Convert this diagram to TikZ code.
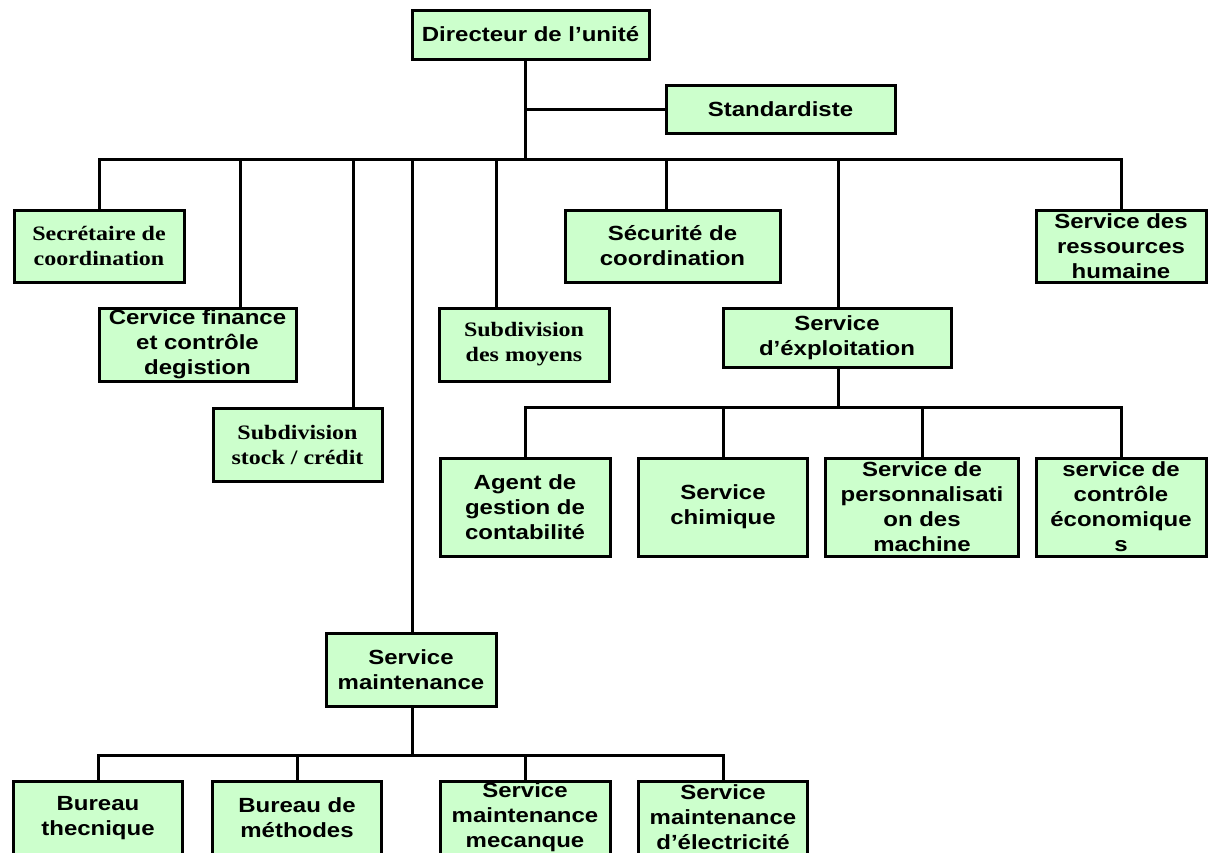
\documentclass[tikz,border=0pt]{standalone}
\usepackage{fontspec}
\setmainfont[FakeStretch=1.17]{Liberation Sans}
\newfontfamily\serifb[FakeStretch=1.17]{Liberation Serif}
\definecolor{boxgreen}{RGB}{204,255,204}
\begin{document}
\begin{tikzpicture}[x=1pt,y=-1pt,
  box/.style={draw=black, fill=boxgreen, line width=3pt, inner sep=0pt, outer sep=0pt,
    align=center, font=\bfseries\fontsize{20.5}{25}\selectfont},
  sbox/.style={box, font=\serifb\bfseries\fontsize{20.5}{25}\selectfont},
  link/.style={line width=3pt, line join=miter, line cap=rect}]
\useasboundingbox (0,0) rectangle (1208,852);
\clip (0,0) rectangle (1208,852);

% boxes
\node[box, minimum width=237pt, minimum height=49pt] (dir) at (530.5,34.5) {Directeur de l’unité};
\node[box, minimum width=229pt, minimum height=48pt] (std) at (780.5,109) {Standardiste};
\node[sbox, minimum width=170pt, minimum height=72pt] (sec) at (99,246) {Secrétaire de\\coordination};
\node[box, minimum width=197pt, minimum height=73pt] (fin) at (197.5,344.5) {Cervice finance\\et contrôle\\degistion};
\node[sbox, minimum width=169pt, minimum height=73pt] (stock) at (297.5,444.5) {Subdivision\\stock / crédit};
\node[sbox, minimum width=170pt, minimum height=73pt] (moy) at (524,344.5) {Subdivision\\des moyens};
\node[box, minimum width=215pt, minimum height=72pt] (secu) at (672.5,246) {Sécurité de\\coordination};
\node[box, minimum width=228pt, minimum height=59pt] (expl) at (837,337.5) {Service\\d’éxploitation};
\node[box, minimum width=170pt, minimum height=72pt] (ress) at (1121,246) {Service des\\ressources\\humaine};
\node[box, minimum width=170pt, minimum height=98pt] (agent) at (525,507) {Agent de\\gestion de\\contabilité};
\node[box, minimum width=169pt, minimum height=98pt] (chim) at (723,507) {Service\\chimique};
\node[box, minimum width=193pt, minimum height=98pt] (pers) at (922,507) {Service de\\personnalisati\\on des\\machine};
\node[box, minimum width=170pt, minimum height=98pt] (eco) at (1121,507) {service de\\contrôle\\économique\\s};
\node[box, minimum width=170pt, minimum height=73pt] (maint) at (411,669.5) {Service\\maintenance};
\node[box, minimum width=169pt, minimum height=73pt] (bt) at (98,818) {Bureau\\thecnique};
\node[box, minimum width=169pt, minimum height=73pt] (bm) at (297,818) {Bureau de\\méthodes};
\node[box, minimum width=170pt, minimum height=73pt] (mec) at (525,817.5) {Service\\maintenance\\mecanque};
\node[box, minimum width=169pt, minimum height=73pt] (elec) at (723,817.5) {Service\\maintenance\\d’électricité};

% bus coordinates
\coordinate (tstd) at (525,109);
\coordinate (bus) at (525,159);
\coordinate (dfin) at (240,159);
\coordinate (dstock) at (353,159);
\coordinate (dmaint) at (412,159);
\coordinate (dmoy) at (496,159);
\coordinate (dsecu) at (666,159);
\coordinate (dexpl) at (838,159);
\coordinate (ebus) at (838,407);
\coordinate (mbus) at (412,755);

% connectors
\draw[link] (dir.south -| bus) -- (bus);
\draw[link] (tstd) -- (std.west);
\draw[link] (sec.north) |- (bus -| ress.north) -- (ress.north);
\draw[link] (dfin) -- (dfin |- fin.north);
\draw[link] (dstock) -- (dstock |- stock.north);
\draw[link] (dmaint) -- (dmaint |- maint.north);
\draw[link] (dmoy) -- (dmoy |- moy.north);
\draw[link] (dsecu) -- (dsecu |- secu.north);
\draw[link] (dexpl) -- (dexpl |- expl.north);
\draw[link] (expl.south -| ebus) -- (ebus);
\draw[link] (agent.north) |- (ebus -| eco.north) -- (eco.north);
\draw[link] (chim.north) -- (chim.north |- ebus);
\draw[link] (pers.north) -- (pers.north |- ebus);
\draw[link] (maint.south -| mbus) -- (mbus);
\draw[link] (bt.north) |- (mbus -| elec.north) -- (elec.north);
\draw[link] (bm.north) -- (bm.north |- mbus);
\draw[link] (mec.north) -- (mec.north |- mbus);
\end{tikzpicture}
\end{document}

· · · · ·

▶ _Given problem_:
Set down the complete material exactly, but do not include the images.

▶ _Result_:
Convert this diagram to TikZ code.
\documentclass[tikz,border=0pt]{standalone}
\usepackage{fontspec}
\setmainfont[FakeStretch=1.17]{Liberation Sans}
\newfontfamily\serifb[FakeStretch=1.17]{Liberation Serif}
\definecolor{boxgreen}{RGB}{204,255,204}
\begin{document}
\begin{tikzpicture}[x=1pt,y=-1pt,
  box/.style={draw=black, fill=boxgreen, line width=3pt, inner sep=0pt, outer sep=0pt,
    align=center, font=\bfseries\fontsize{20.5}{25}\selectfont},
  sbox/.style={box, font=\serifb\bfseries\fontsize{20.5}{25}\selectfont},
  link/.style={line width=3pt, line join=miter, line cap=rect}]
\useasboundingbox (0,0) rectangle (1208,852);
\clip (0,0) rectangle (1208,852);

% boxes
\node[box, minimum width=237pt, minimum height=49pt] (dir) at (530.5,34.5) {Directeur de l’unité};
\node[box, minimum width=229pt, minimum height=48pt] (std) at (780.5,109) {Standardiste};
\node[sbox, minimum width=170pt, minimum height=72pt] (sec) at (99,246) {Secrétaire de\\coordination};
\node[box, minimum width=197pt, minimum height=73pt] (fin) at (197.5,344.5) {Cervice finance\\et contrôle\\degistion};
\node[sbox, minimum width=169pt, minimum height=73pt] (stock) at (297.5,444.5) {Subdivision\\stock / crédit};
\node[sbox, minimum width=170pt, minimum height=73pt] (moy) at (524,344.5) {Subdivision\\des moyens};
\node[box, minimum width=215pt, minimum height=72pt] (secu) at (672.5,246) {Sécurité de\\coordination};
\node[box, minimum width=228pt, minimum height=59pt] (expl) at (837,337.5) {Service\\d’éxploitation};
\node[box, minimum width=170pt, minimum height=72pt] (ress) at (1121,246) {Service des\\ressources\\humaine};
\node[box, minimum width=170pt, minimum height=98pt] (agent) at (525,507) {Agent de\\gestion de\\contabilité};
\node[box, minimum width=169pt, minimum height=98pt] (chim) at (723,507) {Service\\chimique};
\node[box, minimum width=193pt, minimum height=98pt] (pers) at (922,507) {Service de\\personnalisati\\on des\\machine};
\node[box, minimum width=170pt, minimum height=98pt] (eco) at (1121,507) {service de\\contrôle\\économique\\s};
\node[box, minimum width=170pt, minimum height=73pt] (maint) at (411,669.5) {Service\\maintenance};
\node[box, minimum width=169pt, minimum height=73pt] (bt) at (98,818) {Bureau\\thecnique};
\node[box, minimum width=169pt, minimum height=73pt] (bm) at (297,818) {Bureau de\\méthodes};
\node[box, minimum width=170pt, minimum height=73pt] (mec) at (525,817.5) {Service\\maintenance\\mecanque};
\node[box, minimum width=169pt, minimum height=73pt] (elec) at (723,817.5) {Service\\maintenance\\d’électricité};

% bus coordinates
\coordinate (tstd) at (525,109);
\coordinate (bus) at (525,159);
\coordinate (dfin) at (240,159);
\coordinate (dstock) at (353,159);
\coordinate (dmaint) at (412,159);
\coordinate (dmoy) at (496,159);
\coordinate (dsecu) at (666,159);
\coordinate (dexpl) at (838,159);
\coordinate (ebus) at (838,407);
\coordinate (mbus) at (412,755);

% connectors
\draw[link] (dir.south -| bus) -- (bus);
\draw[link] (tstd) -- (std.west);
\draw[link] (sec.north) |- (bus -| ress.north) -- (ress.north);
\draw[link] (dfin) -- (dfin |- fin.north);
\draw[link] (dstock) -- (dstock |- stock.north);
\draw[link] (dmaint) -- (dmaint |- maint.north);
\draw[link] (dmoy) -- (dmoy |- moy.north);
\draw[link] (dsecu) -- (dsecu |- secu.north);
\draw[link] (dexpl) -- (dexpl |- expl.north);
\draw[link] (expl.south -| ebus) -- (ebus);
\draw[link] (agent.north) |- (ebus -| eco.north) -- (eco.north);
\draw[link] (chim.north) -- (chim.north |- ebus);
\draw[link] (pers.north) -- (pers.north |- ebus);
\draw[link] (maint.south -| mbus) -- (mbus);
\draw[link] (bt.north) |- (mbus -| elec.north) -- (elec.north);
\draw[link] (bm.north) -- (bm.north |- mbus);
\draw[link] (mec.north) -- (mec.north |- mbus);
\end{tikzpicture}
\end{document}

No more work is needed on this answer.